Note the following historical timeline:
First signee – Sheryl Swoopes
First draft pick – Tina Thompson
First shot attempt – Vickie Johnson
First made basket – Penny Toler
First Black coach in a WNBA Finals – Cheryl Miller, Phoenix in 1997
First league MVP – Cynthia Cooper, Houston, who also won the first four Finals MVP awards
First player to outrebound the opponent in a game – Yolanda Griffith, 19 rebounds for Sacramento against New York that had 18 total rebounds
First dunk – Lisa Leslie, Los Angeles in 2002
First Black female team owner – Sheila Johnson, Washington – she also became the first Black owner to win a championship (2019)

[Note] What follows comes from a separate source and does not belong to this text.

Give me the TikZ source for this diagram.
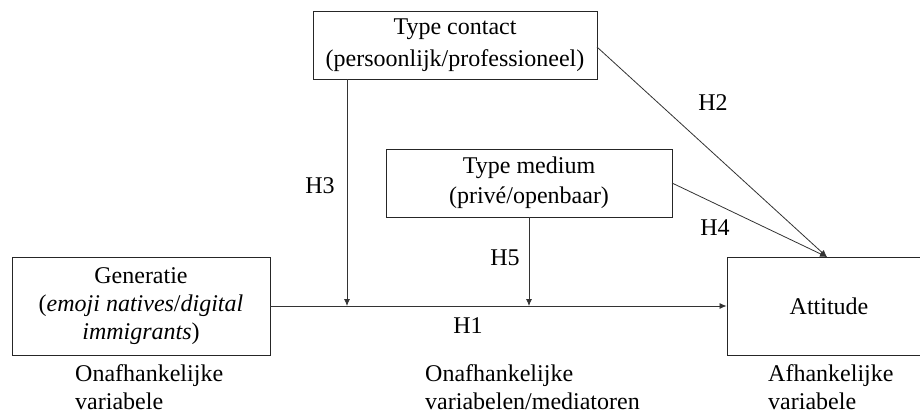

First Black woman to lead a U.S. major pro league – Laurel Richie, 2011-2015
Winningest Black female HC – Pokey Chatman, 134 wins with two clubs (Indiana and Chicago, where she was league runners-up to champion Phoenix in 2014
Sistahs also made Minnesota Lynx history as well:
First All-Star – Tonya Edwards
First Black HC – Carolyn Jenkins, 2006
First Black assistant coach – Jenkins for five seasons, and helped Minnesota to their first-ever playoff appearance in 2003 and 2004
First HOFer in a Lynx uniform – Teresa Edwards, a 2011 inductee – she was the starting point guard for the Lynx’s first two post-season runs
First Minneapolis City Conference player in a Lynx uniform – Tamara Moore, North (2002)
“The league is full of excellence,” tweeted multimedia journalist Arielle Chambers, who covers the WNBA for Bleacher Report. In May she also authored “The 25 Greatest Moments in WNBA History” for Sports Illustrated. “The culture of the WNBA was also shaped by the players within the league,” she stressed.
Among those moments included Teresa Weatherspoon’s “The Shot” in game two of the 1999 Finals when she swished from behind half-court a three-pointer with two seconds left to defeat eventual champion Houston, and Nneka Ogwumike’s buzzer-beater in game five of the 2016 Finals for Los Angeles that defeated Minnesota at the downtown Minneapolis arena in front of a shocked home Lynx crowd. This reporter witnessed this, and Maya Moore’s earlier hoped game-winner shot and later wrote it was the best three minutes of sports that I have witnessed.
Las Vegas’ A’ja Wilson, who won MVP last season and led the Aces to their first finals appearance, and Arike Ogungbowle of Dallas, one of the league’s best scorers, are among many sistahs making current history.
But as University of Massachusetts Associate Professor Nicole Melton and researcher Risa Isard co-noted in their recent analysis, WNBA coverage heavily favors White players more than Black players who make up the majority of the league.
The MSR last month featured highlights from the report: Wilson got half as much coverage last season as rookie Sabrina Ionescu who was injured for most of the season; Black players won 80% of the postseason honors but the top three most talked about players were White.
“This is not a WNBA-specific problem,” said Power Plays on Black females’ athletic accomplishments not receiving its rightful media coverage. WNBA fan Michael McManus told them that he noticed “the most single and subtle forms of [media] bias” towards Black players.
“Black women in sports are often ignored in sports media, and if they aren’t, they’re regularly misrepresented,” said Atlanta-based journalist Bria Felicien, who earlier this year started the weekly The Black Sportswoman. She concluded, “Black sportswomen history is … ever-occurring.”